Momentan sitzt die Opposition aber am kürzeren Hebel. Zwar droht sie durch die Autonomie mit einer Sezession, den Unabhängigkeitsbestrebungen fehlen allerdings sowohl die rechtlichen Grundlagen als auch die nötige Dynamik. Der momentane rechtliche Rahmen Boliviens lässt keinen Raum für Autonomiebestrebungen zu. Und die neue Verfassung, die so etwas vorsieht, wird von den Präfekten abgelehnt. Auch kurzzeitige Putschgerüchte zu Gunsten der Opposition wurden schnell von offiziellen Verlautbarungen der Militärspitze, dass das Militär einen Zerfall des Landes nicht dulden werde, entkräftet.

Durch die hohen Gas- und Ölpreise kann Präsident Morales zudem auf ein erfolgreiches Wirtschaftsjahr zurückblicken. Das zu zerreden, fällt sogar der oppositionellen Presse schwer. Der steigende Bedarf an Gas in Brasilien und Argentinien führt dazu, dass beide Länder sich hinter die Regierung Morales gestellt haben, weil sie in ihr einen Garanten für zuverlässige Gaslieferungen zu sehen scheinen. Brasilianische Ölfirmen kündigten für 2008 Investitionen in Höhe von einer Mrd. US-Dollar in Bolivien an und auch argentinische Firmen wollen investieren. Evo Morales konnte in der Woche nach dem 15. Dezember zudem einen weiteren Erfolg verbuchen: Gemeinsam mit der chilenischen Regierungschefin Bachelet und Brasiliens Präsident Lula da Silva, unterzeichnet er einen Vertrag über eine neue Verkehrsverbindung zwischen Atlantik und Pazifik, die von Brasilien über Bolivien nach Chile führen soll.

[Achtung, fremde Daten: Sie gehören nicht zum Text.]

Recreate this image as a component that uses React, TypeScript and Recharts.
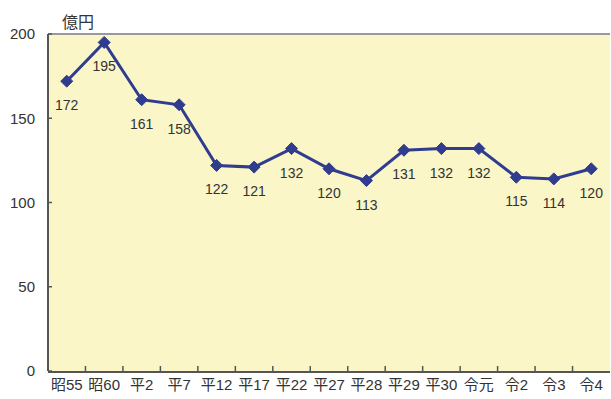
import React from 'react';
import { LineChart, Line, XAxis, YAxis, CartesianGrid, LabelList, ReferenceLine } from 'recharts';

const categories = ['昭55', '昭60', '平2', '平7', '平12', '平17', '平22', '平27', '平28', '平29', '平30', '令元', '令2', '令3', '令4'];
const values = [172, 195, 161, 158, 122, 121, 132, 120, 113, 131, 132, 132, 115, 114, 120];
const yTicks = [0, 50, 100, 150, 200];
const categoryTicks = [0, 1, 2, 3, 4, 5, 6, 7, 8, 9, 10, 11, 12, 13, 14];
const boundaryTicks = [0.5, 1.5, 2.5, 3.5, 4.5, 5.5, 6.5, 7.5, 8.5, 9.5, 10.5, 11.5, 12.5, 13.5];
const unitLabel = '億円';

const data = categories.map((c, i) => ({ name: c, value: values[i], i }));

const FONT = "'Liberation Sans', 'Noto Sans CJK JP', sans-serif";
const NAVY = '#303C8E';

const Diamond = (props: any) => {
  const { cx, cy } = props;
  if (cx == null || cy == null) return null;
  const r = 6;
  return (
    <polygon
      points={`${cx},${cy - r} ${cx + r},${cy} ${cx},${cy + r} ${cx - r},${cy}`}
      fill={NAVY}
      stroke={NAVY}
      strokeWidth={1}
    />
  );
};

const EmptyTick = () => <g />;

export default function App() {
  return (
    <div style={{ position: 'absolute', left: 0, top: 0, width: 611, height: 399, background: '#fff', fontFamily: FONT }}>
      <div style={{ position: 'absolute', left: 62, top: 9, fontSize: 16, color: '#333', fontFamily: FONT }}>{unitLabel}</div>
      <LineChart width={611} height={399} data={data} margin={{ top: 34, right: 1, left: 0, bottom: 0 }}>
        <CartesianGrid xAxisId="z" horizontal={false} vertical={false} fill="#FAF6C8" />
        <XAxis
          xAxisId="b"
          type="number"
          dataKey="i"
          domain={[-0.5, 14.5]}
          allowDataOverflow
          ticks={boundaryTicks}
          tick={<EmptyTick />}
          tickSize={-5}
          axisLine={false}
          height={1}
          tickLine={{ stroke: '#555', strokeWidth: 1.5 }}
        />
        <XAxis
          xAxisId="z"
          type="number"
          dataKey="i"
          domain={[-0.5, 14.5]}
          allowDataOverflow
          ticks={categoryTicks}
          tickFormatter={(v: number) => categories[v] ?? ''}
          height={27}
          tickLine={false}
          tickSize={0}
          tickMargin={7}
          interval={0}
          axisLine={{ stroke: '#555', strokeWidth: 2 }}
          tick={{ fill: '#333', fontSize: 15, fontFamily: FONT }}
        />
        <YAxis
          width={48}
          domain={[0, 200]}
          ticks={yTicks}
          tickSize={-4}
          tickMargin={17}
          axisLine={{ stroke: '#555', strokeWidth: 2 }}
          tickLine={{ stroke: '#555', strokeWidth: 1.5 }}
          tick={{ fill: '#333', fontSize: 15, fontFamily: FONT }}
        />
        <ReferenceLine xAxisId="z" y={200} stroke="#999" strokeWidth={2} />
        <Line
          xAxisId="z"
          type="linear"
          dataKey="value"
          stroke={NAVY}
          strokeWidth={3}
          dot={<Diamond />}
          activeDot={false}
          isAnimationActive={false}
        >
          <LabelList dataKey="value" position="bottom" offset={19} fill="#333" fontSize={14} fontFamily={FONT} />
        </Line>
      </LineChart>
    </div>
  );
}
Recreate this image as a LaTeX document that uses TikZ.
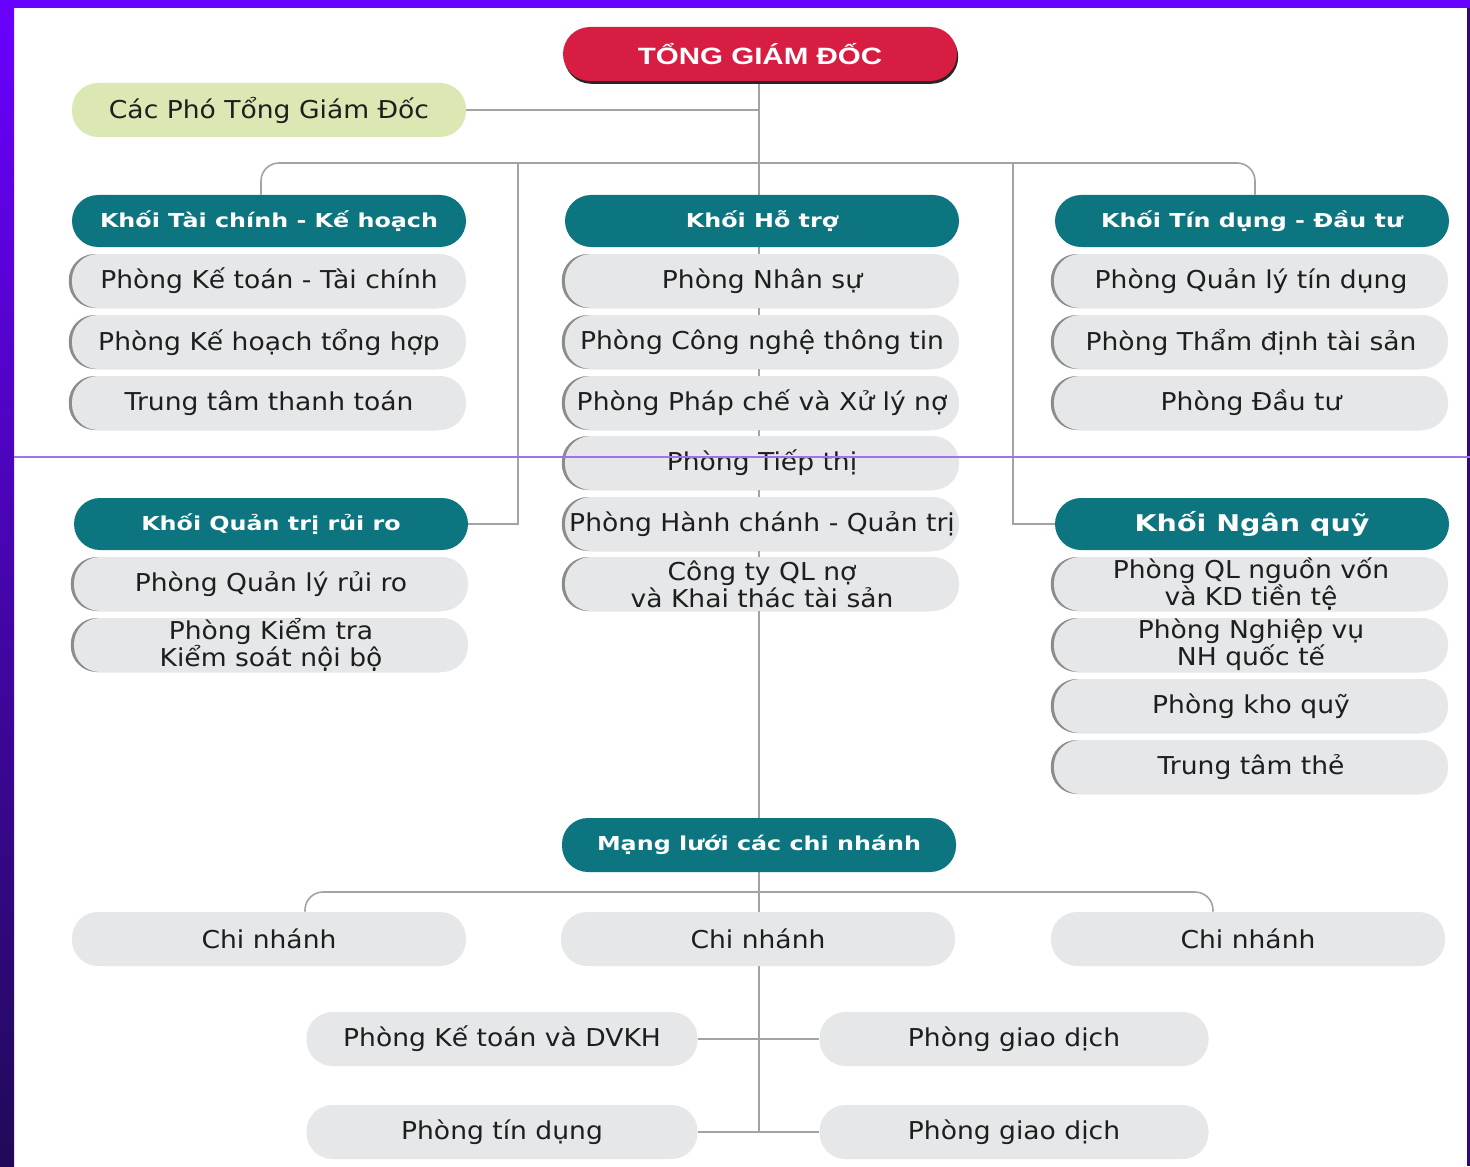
\documentclass[tikz,border=0pt]{standalone}
\usepackage{fontspec}
\setmainfont[FakeStretch=1.08]{DejaVu Sans}
\newfontfamily\hdrfont[FakeStretch=1.24]{DejaVu Sans}
\newfontfamily\ttlfont[FakeStretch=1.25]{Liberation Sans}
\usetikzlibrary{shadows}
\definecolor{ttlred}{HTML}{D81D43}
\definecolor{teal}{HTML}{0C7580}
\definecolor{boxgray}{HTML}{E6E7E8}
\definecolor{phogreen}{HTML}{DCE8B4}
\definecolor{txt}{HTML}{1E1E1E}
\definecolor{conncol}{HTML}{A3A3A3}
\definecolor{barpurple}{HTML}{6600FF}
\definecolor{striptop}{HTML}{6A00FF}
\definecolor{stripbot}{HTML}{200A58}
\definecolor{thinpurple}{HTML}{A070F0}
\pgfdeclarelayer{back}
\pgfdeclarelayer{bg}
\pgfdeclarelayer{front}
\pgfsetlayers{back,bg,main,front}
\tikzset{
  pill/.style={rectangle, rounded corners=13pt, minimum width=197pt, minimum height=27pt, inner sep=0pt, align=center},
  ttl/.style={pill, minimum height=27pt, rounded corners=13.5pt, fill=ttlred, text=white,
     font=\ttlfont\bfseries\fontsize{11.8}{13}\selectfont,
     drop shadow={shadow xshift=0.6pt, shadow yshift=-1.4pt, fill=black!85, opacity=1}},
  phobox/.style={pill, fill=phogreen, text=txt, font=\fontsize{12.3}{13.5}\selectfont},
  hdr/.style={pill, minimum height=26pt, fill=teal, text=white, font=\hdrfont\bfseries\fontsize{9.6}{11}\selectfont},
  bighdr/.style={hdr, font=\hdrfont\bfseries\fontsize{11.5}{13}\selectfont},
  sub/.style={pill, fill=boxgray, text=txt, font=\fontsize{12.3}{13.5}\selectfont,
     drop shadow={shadow xshift=-1.6pt, shadow yshift=0pt, fill=black!45, opacity=1}},
  branch/.style={pill, fill=boxgray, text=txt, font=\fontsize{12.3}{13.5}\selectfont},
  conn/.style={draw=conncol, line width=0.8pt},
}
\begin{document}
\begin{tikzpicture}[x=0.5pt,y=-0.5pt]
\useasboundingbox (0,0) rectangle (1470,1166);
\begin{pgfonlayer}{back}
  \fill[white] (0,0) rectangle (1470,1166);
  \shade[top color=striptop, bottom color=stripbot] (0,0) rectangle (14,1166);
  \fill[barpurple] (0,0) rectangle (1470,8);
  \fill[stripbot!80!striptop] (1467,8) rectangle (1470,1166);
\end{pgfonlayer}

% top
\node[ttl] (title) at (760,54) {TỔNG GIÁM ĐỐC};
\node[phobox] (pho) at (269,110) {Các Phó Tổng Giám Đốc};

% headers
\node[hdr] (hA) at (269,221) {Khối Tài chính - Kế hoạch};
\node[hdr] (hB) at (762,221) {Khối Hỗ trợ};
\node[hdr] (hC) at (1252,221) {Khối Tín dụng - Đầu tư};
\node[hdr] (hD) at (271,524) {Khối Quản trị rủi ro};
\node[bighdr] (hE) at (1252,524) {Khối Ngân quỹ};
\node[hdr, minimum height=27pt] (hF) at (759,845) {Mạng lưới các chi nhánh};

% left column
\node[sub] (a1) at (269,281) {Phòng Kế toán - Tài chính};
\node[sub] (a2) at (269,342) {Phòng Kế hoạch tổng hợp};
\node[sub] (a3) at (269,403) {Trung tâm thanh toán};

% middle column
\node[sub] (b1) at (762,281) {Phòng Nhân sự};
\node[sub] (b2) at (762,342) {Phòng Công nghệ thông tin};
\node[sub] (b3) at (762,403) {Phòng Pháp chế và Xử lý nợ};
\node[sub] (b4) at (762,463) {Phòng Tiếp thị};
\node[sub] (b5) at (762,524) {Phòng Hành chánh - Quản trị};
\node[sub] (b6) at (762,584) {Công ty QL nợ\\và Khai thác tài sản};

% right column
\node[sub] (c1) at (1251,281) {Phòng Quản lý tín dụng};
\node[sub] (c2) at (1251,342) {Phòng Thẩm định tài sản};
\node[sub] (c3) at (1251,403) {Phòng Đầu tư};

% risk
\node[sub] (d1) at (271,584) {Phòng Quản lý rủi ro};
\node[sub] (d2) at (271,645) {Phòng Kiểm tra\\Kiểm soát nội bộ};

% treasury
\node[sub] (e1) at (1251,584) {Phòng QL nguồn vốn\\và KD tiền tệ};
\node[sub] (e2) at (1251,645) {Phòng Nghiệp vụ\\NH quốc tế};
\node[sub] (e3) at (1251,706) {Phòng kho quỹ};
\node[sub] (e4) at (1251,767) {Trung tâm thẻ};

% branches
\node[branch] (n1) at (269,939) {Chi nhánh};
\node[branch] (n2) at (758,939) {Chi nhánh};
\node[branch] (n3) at (1248,939) {Chi nhánh};
\node[branch, minimum width=195.5pt] (kt) at (502,1039) {Phòng Kế toán và DVKH};
\node[branch, minimum width=194.5pt] (gd1) at (1014,1039) {Phòng giao dịch};
\node[branch, minimum width=195.5pt] (td) at (502,1132) {Phòng tín dụng};
\node[branch, minimum width=194.5pt] (gd2) at (1014,1132) {Phòng giao dịch};

\begin{pgfonlayer}{bg}
  \coordinate (bus) at (759,163);
  \coordinate (bA) at (261,163);
  \coordinate (bC) at (1255,163);
  \coordinate (jl) at (518,163);
  \coordinate (jr) at (1013,163);
  \coordinate (ctop) at (759,30);
  \coordinate (cb) at (759,1132);
  \coordinate (bl) at (305,892);
  \coordinate (br) at (1213,892);
  \draw[conn] (ctop) -- (cb);
  \draw[conn] (pho.east) -- (pho.east -| bus);
  \draw[conn, rounded corners=9pt] (bA |- hA.north) -- (bA) -- (bC) -- (bC |- hC.north);
  \draw[conn] (jl) |- (hD.east);
  \draw[conn] (jr) |- (hE.west);
  \draw[conn, rounded corners=9pt] (bl |- n1.north) -- (bl) -- (br) -- (br |- n3.north);
  \draw[conn] (kt.east) -- (gd1.west);
  \draw[conn] (td.east) -- (gd2.west);
\end{pgfonlayer}

\begin{pgfonlayer}{front}
  \coordinate (pl) at (14,457);
  \coordinate (pr) at (1470,457);
  \draw[thinpurple, line width=0.6pt] (pl) -- (pr);
\end{pgfonlayer}
\end{tikzpicture}
\end{document}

Das Gerede der Opposition, mit der Verstaatlichung der Energieressourcen würde ausländisches Kapital verschreckt, wurde damit ad absurdum geführt. Schon das Jahr 2007, so musste die oppositionelle Tageszeitung La Razón zugeben, brachte mit knapp einer Mrd. US-Dollar die höchste Investitionsquote im Gas- und Erdölsektor Boliviens.

Geld, das die Regierung Morales gut gebrauchen kann, gibt es ihr doch die Möglichkeit, populäre Programme wie eine allgemeine Rente zu verwirklichen. In diesem Jahr sollen alle Bolivianer ab 60, die keine Rente beziehen, vom Staat monatlich rund 200 Bolivianos (rund 20 Euro) erhalten. Das kommt bei den einfachen Leuten wie dem Taxifahrer von Sipe Sipe gut an – und die einfachen Leute stellen in Bolivien nun mal die Mehrheit.